Start at the line that contains "Recreate this image", stop at the line that contains "minimum width=86pt, minimum height=31pt, inner", and repeat every line in that span, those two included, with no pictures.

(Data extracted from a collection)
##############################

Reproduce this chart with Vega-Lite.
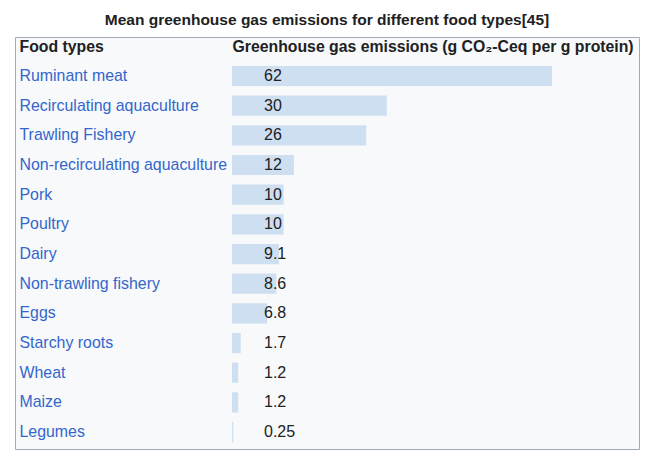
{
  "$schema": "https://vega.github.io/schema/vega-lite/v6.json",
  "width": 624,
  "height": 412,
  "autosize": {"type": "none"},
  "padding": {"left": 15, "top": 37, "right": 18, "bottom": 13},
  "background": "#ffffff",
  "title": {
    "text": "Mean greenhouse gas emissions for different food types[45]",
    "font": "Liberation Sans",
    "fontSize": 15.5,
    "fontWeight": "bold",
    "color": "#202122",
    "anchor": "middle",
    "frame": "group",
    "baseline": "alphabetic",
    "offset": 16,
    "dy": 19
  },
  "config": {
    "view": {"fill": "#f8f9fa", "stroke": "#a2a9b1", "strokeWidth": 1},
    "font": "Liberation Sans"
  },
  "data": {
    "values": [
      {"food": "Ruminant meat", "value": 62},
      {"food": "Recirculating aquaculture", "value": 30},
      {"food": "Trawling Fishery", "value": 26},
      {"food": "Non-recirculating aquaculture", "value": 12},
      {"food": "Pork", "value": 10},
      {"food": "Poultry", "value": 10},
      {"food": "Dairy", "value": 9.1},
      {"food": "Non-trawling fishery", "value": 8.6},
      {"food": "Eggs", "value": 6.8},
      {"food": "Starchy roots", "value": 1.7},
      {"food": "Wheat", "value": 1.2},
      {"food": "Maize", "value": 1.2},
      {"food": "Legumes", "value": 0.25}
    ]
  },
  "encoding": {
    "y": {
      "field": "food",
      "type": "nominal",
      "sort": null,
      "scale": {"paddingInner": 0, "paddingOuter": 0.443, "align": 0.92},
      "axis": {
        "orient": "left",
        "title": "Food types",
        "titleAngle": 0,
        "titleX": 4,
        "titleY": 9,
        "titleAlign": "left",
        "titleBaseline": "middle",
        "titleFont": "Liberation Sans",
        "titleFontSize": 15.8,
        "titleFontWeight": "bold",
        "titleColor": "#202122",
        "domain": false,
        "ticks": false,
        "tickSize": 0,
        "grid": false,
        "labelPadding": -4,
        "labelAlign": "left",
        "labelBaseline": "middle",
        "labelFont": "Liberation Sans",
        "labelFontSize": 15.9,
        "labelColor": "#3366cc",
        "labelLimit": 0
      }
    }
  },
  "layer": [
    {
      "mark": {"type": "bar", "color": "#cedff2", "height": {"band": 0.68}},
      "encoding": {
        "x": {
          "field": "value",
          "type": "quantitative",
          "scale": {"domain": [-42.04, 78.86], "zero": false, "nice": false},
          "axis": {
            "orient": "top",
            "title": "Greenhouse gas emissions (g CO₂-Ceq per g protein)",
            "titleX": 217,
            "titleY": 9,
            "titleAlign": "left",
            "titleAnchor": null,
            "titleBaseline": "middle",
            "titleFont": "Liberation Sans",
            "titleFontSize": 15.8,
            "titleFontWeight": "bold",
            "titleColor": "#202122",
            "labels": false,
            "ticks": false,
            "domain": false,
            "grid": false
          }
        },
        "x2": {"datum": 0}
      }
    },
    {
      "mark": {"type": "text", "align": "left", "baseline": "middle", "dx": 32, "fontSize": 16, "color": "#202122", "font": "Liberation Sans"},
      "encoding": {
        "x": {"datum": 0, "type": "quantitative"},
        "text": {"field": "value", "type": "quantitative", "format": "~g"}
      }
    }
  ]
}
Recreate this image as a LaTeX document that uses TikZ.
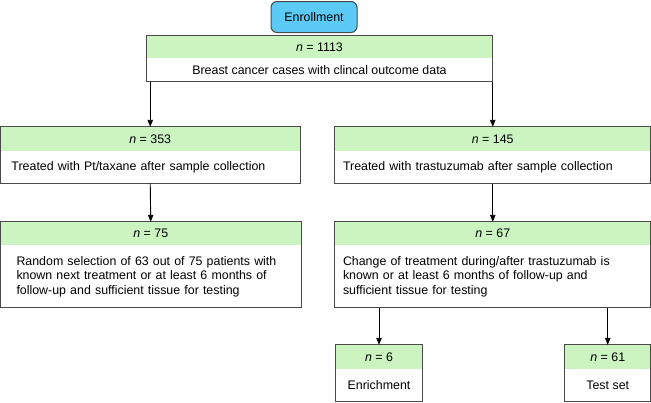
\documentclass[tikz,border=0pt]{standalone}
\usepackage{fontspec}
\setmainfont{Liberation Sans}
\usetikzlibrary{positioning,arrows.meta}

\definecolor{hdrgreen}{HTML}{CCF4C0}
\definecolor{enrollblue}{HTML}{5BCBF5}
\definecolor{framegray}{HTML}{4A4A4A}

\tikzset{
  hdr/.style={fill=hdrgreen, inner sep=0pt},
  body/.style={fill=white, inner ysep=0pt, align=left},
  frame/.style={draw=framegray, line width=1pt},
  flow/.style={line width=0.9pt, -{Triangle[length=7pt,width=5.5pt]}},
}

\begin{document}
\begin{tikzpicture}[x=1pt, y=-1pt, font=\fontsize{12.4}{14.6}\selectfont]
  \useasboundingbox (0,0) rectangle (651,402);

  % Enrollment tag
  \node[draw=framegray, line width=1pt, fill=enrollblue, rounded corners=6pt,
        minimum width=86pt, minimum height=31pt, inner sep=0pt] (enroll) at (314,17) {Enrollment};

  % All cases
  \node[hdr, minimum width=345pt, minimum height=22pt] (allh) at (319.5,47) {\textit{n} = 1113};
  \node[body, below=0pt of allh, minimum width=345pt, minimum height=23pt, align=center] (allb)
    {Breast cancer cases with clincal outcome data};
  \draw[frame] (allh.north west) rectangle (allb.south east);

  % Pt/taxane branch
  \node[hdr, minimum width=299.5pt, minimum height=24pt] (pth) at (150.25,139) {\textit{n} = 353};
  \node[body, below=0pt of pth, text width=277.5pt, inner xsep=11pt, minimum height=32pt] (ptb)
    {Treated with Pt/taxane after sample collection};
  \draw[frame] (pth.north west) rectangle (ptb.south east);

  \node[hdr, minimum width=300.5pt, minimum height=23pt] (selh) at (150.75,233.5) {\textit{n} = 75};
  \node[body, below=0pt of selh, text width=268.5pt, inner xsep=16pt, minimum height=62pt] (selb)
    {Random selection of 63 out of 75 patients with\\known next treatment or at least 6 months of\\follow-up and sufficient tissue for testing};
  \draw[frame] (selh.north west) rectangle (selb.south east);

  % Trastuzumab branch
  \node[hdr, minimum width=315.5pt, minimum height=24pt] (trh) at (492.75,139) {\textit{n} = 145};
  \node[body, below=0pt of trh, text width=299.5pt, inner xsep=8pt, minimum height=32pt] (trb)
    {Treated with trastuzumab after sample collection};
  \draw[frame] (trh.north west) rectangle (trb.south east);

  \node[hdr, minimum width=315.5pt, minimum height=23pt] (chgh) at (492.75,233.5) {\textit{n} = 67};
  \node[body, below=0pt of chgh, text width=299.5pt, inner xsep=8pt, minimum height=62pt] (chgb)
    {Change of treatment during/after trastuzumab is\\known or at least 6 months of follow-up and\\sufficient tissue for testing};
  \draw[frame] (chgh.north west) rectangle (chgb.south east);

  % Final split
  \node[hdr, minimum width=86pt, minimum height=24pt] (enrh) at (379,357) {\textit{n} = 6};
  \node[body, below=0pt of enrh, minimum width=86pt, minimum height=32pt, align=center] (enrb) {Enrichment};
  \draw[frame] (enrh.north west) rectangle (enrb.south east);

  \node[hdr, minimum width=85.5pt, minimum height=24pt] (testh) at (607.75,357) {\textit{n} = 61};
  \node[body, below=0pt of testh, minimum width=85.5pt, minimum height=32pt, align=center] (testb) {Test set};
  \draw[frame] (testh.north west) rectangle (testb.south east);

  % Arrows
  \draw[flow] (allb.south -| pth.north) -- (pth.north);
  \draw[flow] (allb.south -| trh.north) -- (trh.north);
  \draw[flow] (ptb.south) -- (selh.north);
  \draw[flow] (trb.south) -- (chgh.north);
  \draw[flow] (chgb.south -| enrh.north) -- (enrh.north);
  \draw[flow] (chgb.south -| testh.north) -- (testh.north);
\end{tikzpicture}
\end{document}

##############################

ANSWER TO THE TASK ▸
Recreate this image as a LaTeX document that uses TikZ.
\documentclass[tikz,border=0pt]{standalone}
\usepackage{fontspec}
\setmainfont{Liberation Sans}
\usetikzlibrary{positioning,arrows.meta}

\definecolor{hdrgreen}{HTML}{CCF4C0}
\definecolor{enrollblue}{HTML}{5BCBF5}
\definecolor{framegray}{HTML}{4A4A4A}

\tikzset{
  hdr/.style={fill=hdrgreen, inner sep=0pt},
  body/.style={fill=white, inner ysep=0pt, align=left},
  frame/.style={draw=framegray, line width=1pt},
  flow/.style={line width=0.9pt, -{Triangle[length=7pt,width=5.5pt]}},
}

\begin{document}
\begin{tikzpicture}[x=1pt, y=-1pt, font=\fontsize{12.4}{14.6}\selectfont]
  \useasboundingbox (0,0) rectangle (651,402);

  % Enrollment tag
  \node[draw=framegray, line width=1pt, fill=enrollblue, rounded corners=6pt,
        minimum width=86pt, minimum height=31pt, inner sep=0pt] (enroll) at (314,17) {Enrollment};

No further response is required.